Perhaps it was just me, but yesterday evening’s London rush hour was punctuated by a loud popping sound. This unexpected noise was the final bursting of the ‘big data’ bubble, which has been one of the biggest hype bandwagons in marketing for several years, and yet which was resoundingly panned by the expert panel at IBM’s Marketing Leaders event, at it’s South Bank HQ.
Big data always seemed too vague and unrealistic a proposition for most B2B organisations to practically address (with a few exceptions) and so it was heart-warming and affirmative to see the disdain with which the concept treated by the (mostly B2C-focused) luminaries who were holding court.
Right, so big data is over, so what’s next? Because this is marketing, and there’s always something next, right? Fortunately, our hosts being IBM, they’d already come up with the answer: Cognitive Marketing.
This sounds awesome, doesn’t it?! It just sounds achingly clever, sophisticated and zeitgeisty… but what does it actually mean? And how can it benefit brands? And – most importantly of all – how do you actually do it?
Well, in a nutshell, it’s about driving deep level but practical customer insights through the use of all the unstructured information that’s available about markets and individuals in today’s digital age.
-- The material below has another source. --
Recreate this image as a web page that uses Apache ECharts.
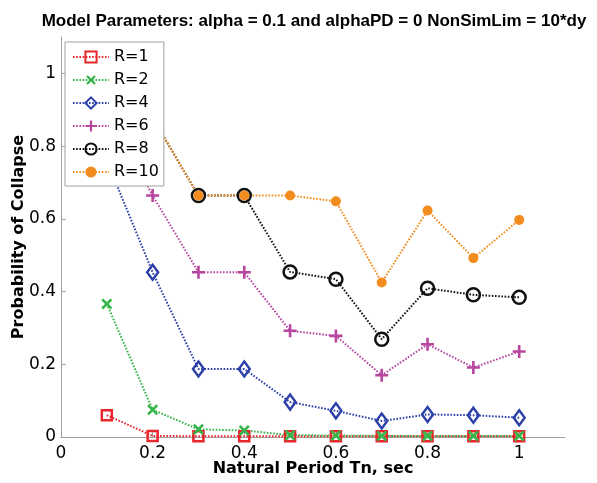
<!DOCTYPE html>
<html>
<head>
<meta charset="utf-8">
<script src="https://cdn.jsdelivr.net/npm/echarts@6/dist/echarts.min.js"></script>
<style>
  html, body { margin: 0; padding: 0; background: #fff; }
  #chart { width: 597px; height: 483px; }
</style>
</head>
<body>
<div id="chart"></div>
<script>
// Natural period (sec) at which each collapse probability was evaluated
const periods = [0.1, 0.2, 0.3, 0.4, 0.5, 0.6, 0.7, 0.8, 0.9, 1.0];

// Probability of collapse per strength ratio R
const r1  = [0.060, 0.003, 0.002, 0.002, 0.002, 0.002, 0.002, 0.002, 0.002, 0.002];
const r2  = [0.366, 0.075, 0.021, 0.018, 0.005, 0.004, 0.003, 0.003, 0.003, 0.003];
const r4  = [0.760, 0.453, 0.187, 0.187, 0.096, 0.072, 0.044, 0.062, 0.060, 0.053];
const r6  = [0.900, 0.664, 0.453, 0.453, 0.292, 0.278, 0.170, 0.255, 0.191, 0.235];
const r8  = [1.000, 0.877, 0.664, 0.664, 0.454, 0.434, 0.269, 0.409, 0.391, 0.384];
const r10 = [1.000, 0.877, 0.664, 0.664, 0.664, 0.648, 0.425, 0.623, 0.492, 0.597];

const tickValues = [0, 0.2, 0.4, 0.6, 0.8, 1.0];

const FONT = '"DejaVu Sans", "Liberation Sans", Arial, sans-serif';
const TITLE_FONT = '"Liberation Sans", Arial, Helvetica, sans-serif';
const plusPath = 'path://M4,0H6V4H10V6H6V10H4V6H0V4H4Z';

function pairs(values) {
  return periods.map((p, i) => [p, values[i]]);
}

function lineSeries(name, values, color, symbol, opts) {
  return Object.assign({
    name: name,
    type: 'line',
    data: pairs(values),
    symbol: symbol,
    showAllSymbol: true,
    lineStyle: { color: color, width: 2, type: [1.6, 1.6] },
    emphasis: { disabled: true },
    animation: false
  }, opts);
}

const chart = echarts.init(document.getElementById('chart'), null, { renderer: 'canvas' });

chart.setOption({
  backgroundColor: '#ffffff',
  animation: false,
  title: {
    text: 'Model Parameters: alpha = 0.1 and alphaPD = 0 NonSimLim = 10*dy',
    left: 309,
    top: 8,
    textAlign: 'center',
    textStyle: { fontFamily: TITLE_FONT, fontSize: 17, fontWeight: 'bold', color: '#000' }
  },
  legend: {
    orient: 'vertical',
    left: 65,
    top: 42,
    padding: [7, 5, 6, 7],
    itemWidth: 36,
    itemHeight: 14,
    itemGap: 7,
    backgroundColor: '#ffffff',
    borderColor: '#a0a0a0',
    borderWidth: 1,
    textStyle: { fontFamily: FONT, fontSize: 16, lineHeight: 16, color: '#000' },
    data: ['R=1', 'R=2', 'R=4', 'R=6', 'R=8', 'R=10']
  },
  grid: { left: 61, right: 32, top: 37, bottom: 46, containLabel: false, outerBoundsMode: 'none' },
  xAxis: {
    type: 'value',
    min: 0,
    max: 1.1,
    interval: 0.2,
    name: 'Natural Period Tn, sec',
    nameLocation: 'middle',
    nameGap: 24,
    nameMoveOverlap: false,
    nameTextStyle: { fontFamily: FONT, fontSize: 16, fontWeight: 'bold', color: '#000' },
    axisLine: { show: true, onZero: false, lineStyle: { color: '#a0a0a0', width: 1 } },
    axisTick: { show: true, inside: true, length: 5, customValues: tickValues, lineStyle: { color: '#a0a0a0' } },
    axisLabel: { customValues: tickValues, margin: 8, fontFamily: FONT, fontSize: 17, color: '#000' },
    splitLine: { show: false }
  },
  yAxis: {
    type: 'value',
    min: 0,
    max: 1.1,
    interval: 0.2,
    name: 'Probability of Collapse',
    nameLocation: 'middle',
    nameGap: 34,
    nameMoveOverlap: false,
    nameTextStyle: { fontFamily: FONT, fontSize: 16, fontWeight: 'bold', color: '#000' },
    axisLine: { show: true, onZero: false, lineStyle: { color: '#a0a0a0', width: 1 } },
    axisTick: { show: true, inside: true, length: 5, customValues: tickValues, lineStyle: { color: '#a0a0a0' } },
    axisLabel: { customValues: tickValues, margin: 5, fontFamily: FONT, fontSize: 17, color: '#000' },
    splitLine: { show: false }
  },
  series: [
    lineSeries('R=1', r1, '#e8262c', 'rect', {
      symbolSize: 10,
      itemStyle: { color: 'rgba(255,255,255,0)', borderColor: '#e8262c', borderWidth: 2.5 }
    }),
    lineSeries('R=2', r2, '#36b54a', plusPath, {
      symbolSize: 13,
      symbolRotate: 45,
      itemStyle: { color: '#36b54a', borderWidth: 0 }
    }),
    lineSeries('R=4', r4, '#2b3fa8', 'diamond', {
      symbolSize: [11, 15],
      itemStyle: { color: 'rgba(255,255,255,0)', borderColor: '#2b3fa8', borderWidth: 2.5 }
    }),
    lineSeries('R=6', r6, '#b8469f', plusPath, {
      symbolSize: 13,
      itemStyle: { color: '#b8469f', borderWidth: 0 }
    }),
    lineSeries('R=8', r8, '#111111', 'circle', {
      symbolSize: 13,
      itemStyle: { color: 'rgba(255,255,255,0)', borderColor: '#111111', borderWidth: 2.5 }
    }),
    lineSeries('R=10', r10, '#f28c1e', 'circle', {
      symbolSize: 10,
      itemStyle: { color: '#f28c1e', borderWidth: 0 }
    })
  ]
});
</script>
</body>
</html>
As panelist Mark Herd of Herd Consulting put it, “cognitive marketing is about doing more with less, and doing it quicker.” And as Jeff Ramminger from Brand Publis also pointed out, you can’t do this with data scientists (who we’re often told are going the saviours of marketing) because they simply can’t crunch data fast enough.
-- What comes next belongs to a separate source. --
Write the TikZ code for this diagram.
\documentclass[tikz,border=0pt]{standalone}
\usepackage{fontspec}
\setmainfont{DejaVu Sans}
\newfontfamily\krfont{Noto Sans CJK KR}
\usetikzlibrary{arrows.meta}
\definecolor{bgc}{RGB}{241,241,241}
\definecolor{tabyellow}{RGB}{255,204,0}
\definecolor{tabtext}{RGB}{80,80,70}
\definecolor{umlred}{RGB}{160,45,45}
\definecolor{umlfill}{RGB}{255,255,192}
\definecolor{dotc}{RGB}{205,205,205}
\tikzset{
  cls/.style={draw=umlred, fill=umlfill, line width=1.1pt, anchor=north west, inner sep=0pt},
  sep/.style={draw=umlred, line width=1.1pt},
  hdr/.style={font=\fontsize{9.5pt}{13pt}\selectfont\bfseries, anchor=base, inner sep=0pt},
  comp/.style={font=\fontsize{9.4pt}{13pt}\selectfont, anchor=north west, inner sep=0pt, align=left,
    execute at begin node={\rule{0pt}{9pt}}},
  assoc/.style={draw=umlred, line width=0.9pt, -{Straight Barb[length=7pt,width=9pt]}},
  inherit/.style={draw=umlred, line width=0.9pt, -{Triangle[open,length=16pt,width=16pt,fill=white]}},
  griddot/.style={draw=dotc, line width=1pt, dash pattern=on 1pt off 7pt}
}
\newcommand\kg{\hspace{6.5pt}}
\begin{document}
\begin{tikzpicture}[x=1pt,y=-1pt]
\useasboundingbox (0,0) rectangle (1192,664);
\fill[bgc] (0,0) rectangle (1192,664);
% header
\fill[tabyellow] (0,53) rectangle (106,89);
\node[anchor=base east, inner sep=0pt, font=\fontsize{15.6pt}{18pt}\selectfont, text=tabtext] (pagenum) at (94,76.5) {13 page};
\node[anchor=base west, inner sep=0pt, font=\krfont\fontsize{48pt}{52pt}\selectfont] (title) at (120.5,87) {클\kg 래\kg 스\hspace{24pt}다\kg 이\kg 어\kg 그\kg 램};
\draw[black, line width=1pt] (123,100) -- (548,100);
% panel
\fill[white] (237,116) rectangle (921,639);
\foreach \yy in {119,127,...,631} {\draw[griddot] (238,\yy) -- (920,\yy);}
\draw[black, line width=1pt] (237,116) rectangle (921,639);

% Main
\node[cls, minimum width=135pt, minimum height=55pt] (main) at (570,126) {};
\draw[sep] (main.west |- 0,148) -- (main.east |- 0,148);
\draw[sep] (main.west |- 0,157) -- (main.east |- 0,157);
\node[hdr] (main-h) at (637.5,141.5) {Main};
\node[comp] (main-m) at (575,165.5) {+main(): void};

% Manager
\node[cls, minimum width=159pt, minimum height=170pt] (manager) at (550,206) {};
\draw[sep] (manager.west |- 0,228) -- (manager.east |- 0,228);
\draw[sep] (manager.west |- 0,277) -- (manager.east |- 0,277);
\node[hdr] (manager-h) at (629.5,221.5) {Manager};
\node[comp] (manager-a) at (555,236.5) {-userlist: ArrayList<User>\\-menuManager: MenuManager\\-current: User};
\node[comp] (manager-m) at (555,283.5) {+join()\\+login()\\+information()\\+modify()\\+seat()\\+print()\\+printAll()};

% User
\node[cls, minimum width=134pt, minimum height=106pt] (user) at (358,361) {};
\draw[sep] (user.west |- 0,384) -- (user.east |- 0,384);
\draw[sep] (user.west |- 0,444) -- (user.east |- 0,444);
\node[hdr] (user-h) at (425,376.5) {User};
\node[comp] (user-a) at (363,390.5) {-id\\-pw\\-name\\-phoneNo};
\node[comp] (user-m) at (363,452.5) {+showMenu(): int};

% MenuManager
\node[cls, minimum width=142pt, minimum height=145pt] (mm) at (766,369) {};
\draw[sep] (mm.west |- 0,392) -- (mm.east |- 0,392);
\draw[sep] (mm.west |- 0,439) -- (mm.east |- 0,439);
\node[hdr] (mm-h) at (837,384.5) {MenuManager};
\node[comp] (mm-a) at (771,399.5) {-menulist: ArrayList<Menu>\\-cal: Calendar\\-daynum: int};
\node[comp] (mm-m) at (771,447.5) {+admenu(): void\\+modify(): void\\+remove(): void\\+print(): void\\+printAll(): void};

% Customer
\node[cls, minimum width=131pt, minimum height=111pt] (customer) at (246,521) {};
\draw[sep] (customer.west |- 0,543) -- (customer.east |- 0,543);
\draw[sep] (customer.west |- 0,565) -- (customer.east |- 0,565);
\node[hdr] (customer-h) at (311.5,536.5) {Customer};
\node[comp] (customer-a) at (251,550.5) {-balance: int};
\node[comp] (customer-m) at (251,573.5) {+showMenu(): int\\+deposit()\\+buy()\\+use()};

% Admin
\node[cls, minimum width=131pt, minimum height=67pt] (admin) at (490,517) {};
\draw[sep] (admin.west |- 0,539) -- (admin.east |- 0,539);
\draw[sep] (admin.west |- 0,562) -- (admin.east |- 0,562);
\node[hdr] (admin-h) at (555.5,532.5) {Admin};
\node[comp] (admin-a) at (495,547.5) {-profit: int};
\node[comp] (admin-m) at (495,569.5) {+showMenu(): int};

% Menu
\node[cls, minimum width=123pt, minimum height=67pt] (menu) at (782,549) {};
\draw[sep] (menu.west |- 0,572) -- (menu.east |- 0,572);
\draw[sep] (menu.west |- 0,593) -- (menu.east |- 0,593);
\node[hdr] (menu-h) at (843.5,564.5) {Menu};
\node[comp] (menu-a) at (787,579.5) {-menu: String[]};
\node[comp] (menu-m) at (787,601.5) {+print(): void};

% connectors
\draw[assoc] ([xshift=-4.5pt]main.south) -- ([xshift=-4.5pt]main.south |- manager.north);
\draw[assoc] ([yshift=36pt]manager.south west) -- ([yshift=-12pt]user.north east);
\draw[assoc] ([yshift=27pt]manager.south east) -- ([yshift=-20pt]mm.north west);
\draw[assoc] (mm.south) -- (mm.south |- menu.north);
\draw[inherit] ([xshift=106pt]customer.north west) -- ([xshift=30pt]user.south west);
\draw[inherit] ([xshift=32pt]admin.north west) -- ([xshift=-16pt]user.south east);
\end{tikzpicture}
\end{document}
Okay, great – so far, so IBM. There’s a slight problem here though, and that is that to do ‘cognitive’ you kinda need to have a supercomputer just kicking around. And perhaps it’s just me, but I don’t know many people who do… with the obvious exception of IBM, of course. Big blue has done a fantastic job of branding and positioning Watson as the acceptable (and not scary) ‘face’ of the supercomputer age, and its deploying this asset to give itself a head start in the new age of marketing that it has just defined. (And they’ve done a great video using Carrie Fisher from Star Wars and a host of robots from sci-fi over the years to bolster this.)
So what does this look like in reality? IBM had thought of this too, and had Marianne Schoenauer, Director of global marketing excellence at Unilever on hand to tell the assembled audience of senior marketers and influencers about the impressive test programme they’d developed with IBM for its Knorr brand to profile consumers based on their taste preferences and serve up product related recipes to them. Schoenauer was inadvertently highly amusing in the extent to which she went out of her way to tell everyone how much she dislikes data and technology companies… and yet, probably contrary to her better judgement, how thrilled she is with the results, and how she genuinely believes this is going to be the start of something that will change how they do marketing for all of their brands around the world.
(She was almost, but not quite, as amusing as event host Nick Robinson of the BBC, who at one point or another managed to make hit most of the audience on the head with his misthrows of novelty IBM’s pass-around sponge microphone cube.)
But what about B2B, I hear you ask, where most organisations operated in a very different world Unilever? The perspective of the panel seemed to be whilst B2B brands aren’t dealing with millions of consumers, there is the potential to leverage the benefits of cognitive computing in a B2B buying environment with multiple stakeholders and potentially hundreds of influencers, who are typically millenials.
That’s the theory, anyway. Whether this becomes reality or not, we can all expect to hear a lot more about Cognitive Marketing over the coming months and years. IBM has made a bid for leadership in this emerging area, which is very sensible given their obvious expertise here. Where they lead, others in the marketing sphere will undoubtedly follow. Whether anyone else can compete credibly in this space, without Watson, is the more interesting question. Either way, the bandwagon is rolling.